Então os trilhos de suas vidas se separaram.

Há alguns anos, em virtude de toda a campanha do Fome-Zero do Governo Federal, os olhos do Estado finalmente se voltaram para este bolsão de pobreza, trazendo consigo todo um aparato de técnicos das mais diversas áreas para desenvolver e mudar a região. Os profissionais de saúde que aqui trabalhavam, e aqui destaco o mérito da coordenadora de saúde Idvani e sua equipe, empenharam-se em mudar o paradigma dos Josés, resgatando-os de suas prisões e finalmente oferecendo-lhes a oportunidade de serem avaliados no Centro de Apoio Psicossocial (CAPS) de uma cidade vizinha.

Suas situações foram estudadas e cada um foi devidamente medicado, propondo o nascimento de um novo sol em suas vidas.

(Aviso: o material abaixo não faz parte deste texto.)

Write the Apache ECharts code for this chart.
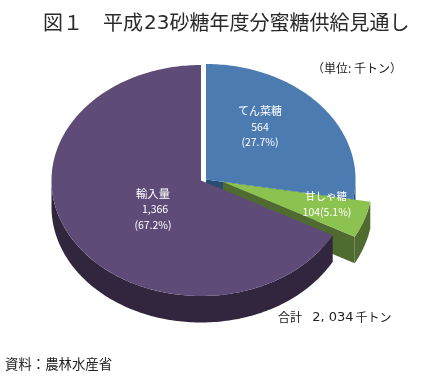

Contudo a história não terminou tão bela para todos.

O primeiro José, um rapaz de tez morena, franzino, retornou para casa e foi recebido de braços abertos pela família. Suas correntes foram rompidas e agora era permitido e convidado a transitar por sua comunidade. Tive a oportunidade de vê-lo andando de bicicleta pelas ruas e, depois, bem vestido, de terno e gravata, indo ao culto de sua igreja. Quando visitei sua casa, fui recebido com um aperto de mão alegre e caloroso. A felicidade de sua mãe ao comentar os avanços no tratamento transbordava de seu sorriso.

O segundo José, gordinho e de pele alva, também abandonou seus grilhões. Talvez fosse o que tivesse pior passado dos três. Sua cela era afastada da casa e o tratamento que recebia não seria dispensado a um cão. Medicado, não foi recebido em casa. Tinham medo dele. A solução foi levá-lo para uma instituição na capital Teresina, onde hoje vive, feliz e alheio ao desprezo da própria família. Este não tive a oportunidade de conhecer pessoalmente, mas pude vê-lo por fotos, em seu aniversário, alegre. Tampouco conheci sua família.

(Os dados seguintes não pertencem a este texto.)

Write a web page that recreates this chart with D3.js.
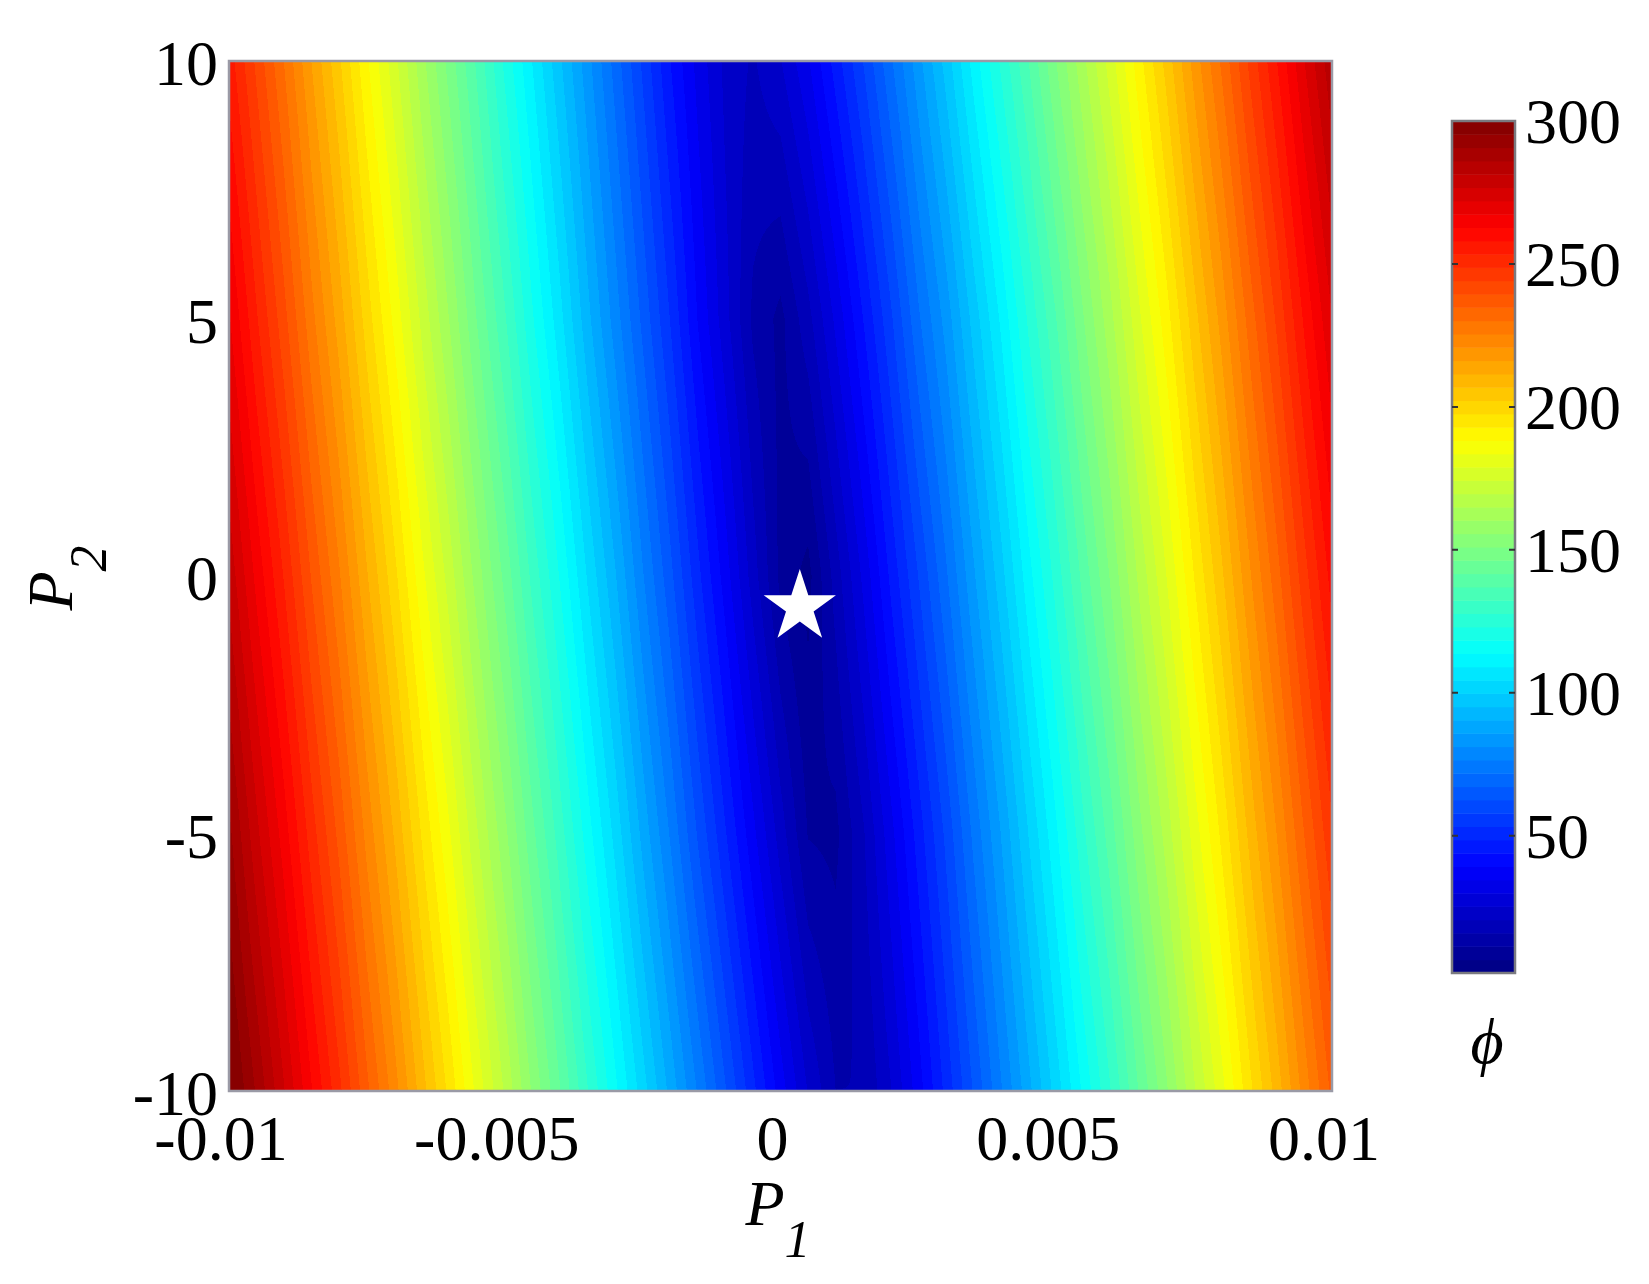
<!DOCTYPE html>
<html>
<head>
<meta charset="utf-8">
<script src="https://cdn.jsdelivr.net/npm/d3@7"></script>
<style>
  body { margin: 0; background: #fff; }
  text { font-family: "Liberation Serif", "Times New Roman", "DejaVu Serif", serif; fill: #000; }
</style>
</head>
<body>
<div id="chart"></div>
<script>
// grid of P1 sample positions (columns) and P2 rows
const p1Grid = [-0.01, -0.0095, -0.009, -0.0085, -0.008, -0.0075, -0.007, -0.0065, -0.006, -0.0055,
                -0.005, -0.0045, -0.004, -0.0035, -0.003, -0.0025, -0.002, -0.0015, -0.001, -0.0005,
                0, 0.0005, 0.001, 0.0015, 0.002, 0.0025, 0.003, 0.0035, 0.004, 0.0045,
                0.005, 0.0055, 0.006, 0.0065, 0.007, 0.0075, 0.008, 0.0085, 0.009, 0.0095, 0.01];
const p2Rows = [10, 5, 0, -5, -10];

// phi, one row per P2 value
const phiAtP2_10 = [256,243,230,216,203,189,176,162,149,136,122,109,96,83,70,57,44,33,24,20,
                    25,34,46,58,71,84,97,111,124,137,151,164,177,191,204,218,231,245,258,272,285];
const phiAtP2_5 = [268,254,241,227,214,200,187,173,160,146,133,119,106,92,79,66,53,39,27,15,
                   10,19,31,44,57,71,83,97,110,124,137,151,164,178,191,205,218,232,245,259,272];
const phiAtP2_0 = [280,266,253,239,226,212,199,185,172,158,145,131,118,104,91,77,64,50,37,23,
                   10,5,18,31,45,58,71,85,98,112,125,139,152,166,179,193,206,220,233,247,260];
const phiAtP2_m5 = [292,278,265,251,238,224,211,197,184,170,157,143,130,116,103,89,76,62,49,36,
                    23,11,10,20,33,46,59,73,86,100,113,127,140,154,167,181,194,208,221,235,248];
const phiAtP2_m10 = [302,290,277,263,250,236,223,209,196,182,169,155,142,128,115,102,89,76,63,50,
                     37,25,16,16,25,37,50,63,76,89,102,115,128,142,155,169,182,196,209,223,236];
const phiRows = [phiAtP2_10, phiAtP2_5, phiAtP2_0, phiAtP2_m5, phiAtP2_m10];

const xTicks = [-0.01, -0.005, 0, 0.005, 0.01];
const xTickLabels = ["-0.01", "-0.005", "0", "0.005", "0.01"];
const yTicks = [10, 5, 0, -5, -10];
const cbTicks = [50, 100, 150, 200, 250, 300];
const phiMin = 2, phiMax = 300;
const optimum = { p1: 0.00035, p2: -0.6 };

// jet colormap, 64 levels
const jetStops = [0, 0.125, 0.375, 0.625, 0.875, 1];
const jetColors = ["#000080", "#0000ff", "#00ffff", "#ffff00", "#ff0000", "#800000"];
const nLevels = 64;
const jet = d3.scaleLinear()
    .domain(jetStops.map(t => phiMin + t * (phiMax - phiMin)))
    .range(jetColors)
    .clamp(true);
const levels = d3.range(nLevels).map(k => {
  const lo = phiMin + k / nLevels * (phiMax - phiMin);
  const hi = phiMin + (k + 1) / nLevels * (phiMax - phiMin);
  return { lo, hi, color: d3.rgb(jet((lo + hi) / 2)) };
});
const levelOf = v => levels[Math.max(0, Math.min(nLevels - 1, Math.floor((v - phiMin) / (phiMax - phiMin) * nLevels)))];

const width = 1649, height = 1284;
const x = d3.scaleLinear().domain([-0.01, 0.01]).range([229, 1332]);
const y = d3.scaleLinear().domain([-10, 10]).range([1091, 61]);
const cb = d3.scaleLinear().domain([phiMin, phiMax]).range([973, 121]);

const svg = d3.select("#chart").append("svg")
    .attr("width", width)
    .attr("height", height)
    .style("display", "block");
svg.append("rect").attr("width", width).attr("height", height).attr("fill", "#fff");

// heatmap (shading interp) into a canvas
const [x0, x1] = x.range(), [y1, y0] = y.range();
const w = x1 - x0, h = y1 - y0;
const colIdx = d3.scaleLinear().domain([p1Grid[0], p1Grid[p1Grid.length - 1]]).range([0, p1Grid.length - 1]).clamp(true);
const rowIdx = d3.scaleLinear().domain([p2Rows[0], p2Rows[p2Rows.length - 1]]).range([0, p2Rows.length - 1]).clamp(true);

const canvas = document.createElement("canvas");
canvas.width = w; canvas.height = h;
const ctx = canvas.getContext("2d");
const img = ctx.createImageData(w, h);
for (let py = 0; py < h; py++) {
  const r = rowIdx(y.invert(y0 + py + 0.5));
  const r0 = Math.min(Math.floor(r), p2Rows.length - 2), fr = r - r0;
  for (let px = 0; px < w; px++) {
    const c = colIdx(x.invert(x0 + px + 0.5));
    const c0 = Math.min(Math.floor(c), p1Grid.length - 2), fc = c - c0;
    const a = phiRows[r0][c0] * (1 - fc) + phiRows[r0][c0 + 1] * fc;
    const b = phiRows[r0 + 1][c0] * (1 - fc) + phiRows[r0 + 1][c0 + 1] * fc;
    const col = levelOf(a * (1 - fr) + b * fr).color;
    const i = (py * w + px) * 4;
    img.data[i] = col.r; img.data[i + 1] = col.g; img.data[i + 2] = col.b; img.data[i + 3] = 255;
  }
}
ctx.putImageData(img, 0, 0);

svg.append("image")
    .attr("x", x0).attr("y", y0)
    .attr("width", w).attr("height", h)
    .attr("preserveAspectRatio", "none")
    .attr("href", canvas.toDataURL());

svg.append("rect")
    .attr("x", x0).attr("y", y0)
    .attr("width", w).attr("height", h)
    .attr("fill", "none")
    .attr("stroke", "#9a9aa6")
    .attr("stroke-width", 2.5);

// optimum marker
svg.append("path")
    .attr("d", d3.symbol(d3.symbolStar, 1620)())
    .attr("transform", `translate(${x(optimum.p1)},${y(optimum.p2)})`)
    .attr("fill", "#fff");

// tick labels
svg.append("g").selectAll("text")
  .data(xTicks)
  .join("text")
    .attr("x", d => x(d) - 8)
    .attr("y", 1160)
    .attr("text-anchor", "middle")
    .style("font-size", "64px")
    .text((d, i) => xTickLabels[i]);

svg.append("g").selectAll("text")
  .data(yTicks)
  .join("text")
    .attr("x", 218)
    .attr("y", d => y(d) + 24)
    .attr("text-anchor", "end")
    .style("font-size", "64px")
    .text(d => d);

// axis labels
const xl = svg.append("text")
    .attr("x", 778).attr("y", 1225)
    .attr("text-anchor", "middle")
    .style("font-size", "64px")
    .style("font-style", "italic");
xl.append("tspan").text("P");
xl.append("tspan").attr("dy", 32).style("font-size", "52px").text("1");

const yl = svg.append("text")
    .attr("transform", "translate(72,578) rotate(-90)")
    .attr("text-anchor", "middle")
    .style("font-size", "64px")
    .style("font-style", "italic");
yl.append("tspan").text("P");
yl.append("tspan").attr("dy", 34).style("font-size", "52px").text("2");

// colorbar
const cbX = 1452, cbW = 63;
svg.append("g").selectAll("rect")
  .data(levels)
  .join("rect")
    .attr("x", cbX)
    .attr("y", d => cb(d.hi))
    .attr("width", cbW)
    .attr("height", d => cb(d.lo) - cb(d.hi) + 0.5)
    .attr("fill", d => d.color);

svg.append("rect")
    .attr("x", cbX).attr("y", cb(phiMax))
    .attr("width", cbW).attr("height", cb(phiMin) - cb(phiMax))
    .attr("fill", "none")
    .attr("stroke", "#7a7a80")
    .attr("stroke-width", 2.5);

const cbTick = svg.append("g").selectAll("g")
  .data(cbTicks)
  .join("g")
    .attr("transform", d => `translate(0,${cb(d)})`);
cbTick.filter(d => d < phiMax).append("path")
    .attr("d", `M${cbX},0h6M${cbX + cbW},0h-6`)
    .attr("stroke", "#333")
    .attr("stroke-width", 2);
cbTick.append("text")
    .attr("x", 1525)
    .attr("y", 22)
    .style("font-size", "64px")
    .text(d => d);

svg.append("text")
    .attr("x", 1487).attr("y", 1063)
    .attr("text-anchor", "middle")
    .style("font-size", "64px")
    .style("font-style", "italic")
    .text("ϕ");
</script>
</body>
</html>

Quanto ao último José, conversando com os profissionais que o levaram para São Raimundo Nonato, era encantador escutar os relatos de sua felicidade dentro do carro. Dançava inquieto as músicas que o motorista colocava no rádio. Sua primeira experiência com sorvete foi hilária, devorando um atrás do outro, como me contaram as testemunhas. Foi avaliado pelo psiquiatra e medicado. Retornou para casa na esperança de se livrar das correntes e ser reincorporado por sua comunidade.

Um ano se passou e fui visitá-lo pela primeira vez. Lá estava ele, num quarto dos fundos da casa, sem móveis, apenas uma janela que dava para o poente. No chão, um imenso quebra-cabeça montado de EVA fazia às vezes de tapete. Várias cobertas espalhadas pelo chão e José abaixo delas. Percebi no canto um balde sujo e o cheiro forte de urina. Sua mãe lhe chamou pelo nome e ele se levantou, apenas de calção. Era longilíneo, barbudo, magricela. Percorri com os olhos todo o seu corpo até que me deparei com seu tornozelo, enfeitado com uma volta de grossa corrente, presa com cadeado, e que corria até a parede, desaparecendo por um buraco.

Conversando com a enfermeira da área, fiquei sabendo que todas as tentativas de medicação de José esbarravam na atitude da família, que não parecia interessada em sua recuperação. Nunca deixavam faltar os benzodiazepínicos, pois o faziam dormir. Mas as drogas que o resgatariam deixavam de dar, ou mesmo faltar. O sono traz uma morte aparente, situação confortável para eles.

Agora, desprovido da presença do Estado, com o fim dos esforços do Fome-Zero, distantes do período eleitoral, o desafio de resgatar nosso José tornou-se uma tarefa difícil. Reunimos enfermeiros, psicólogos, assistentes sociais e iniciamos uma nova campanha. Contudo, o maior desafio será convencer a família, agente indispensável para a recuperação de nosso prisioneiro.

Estes são fatos que se repetem aos milhares pelo interior e até mesmo nas grandes cidades do Brasil. A carência de serviços e profissionais preparados para lidar com o paciente mental revelam a fragilidade do nosso sistema de saúde e das políticas voltadas para o problema. Mas com perseverança e estudo, vamos aos poucos tentar mudar este triste quadro.


* Nomes modificados para preservar as identidades.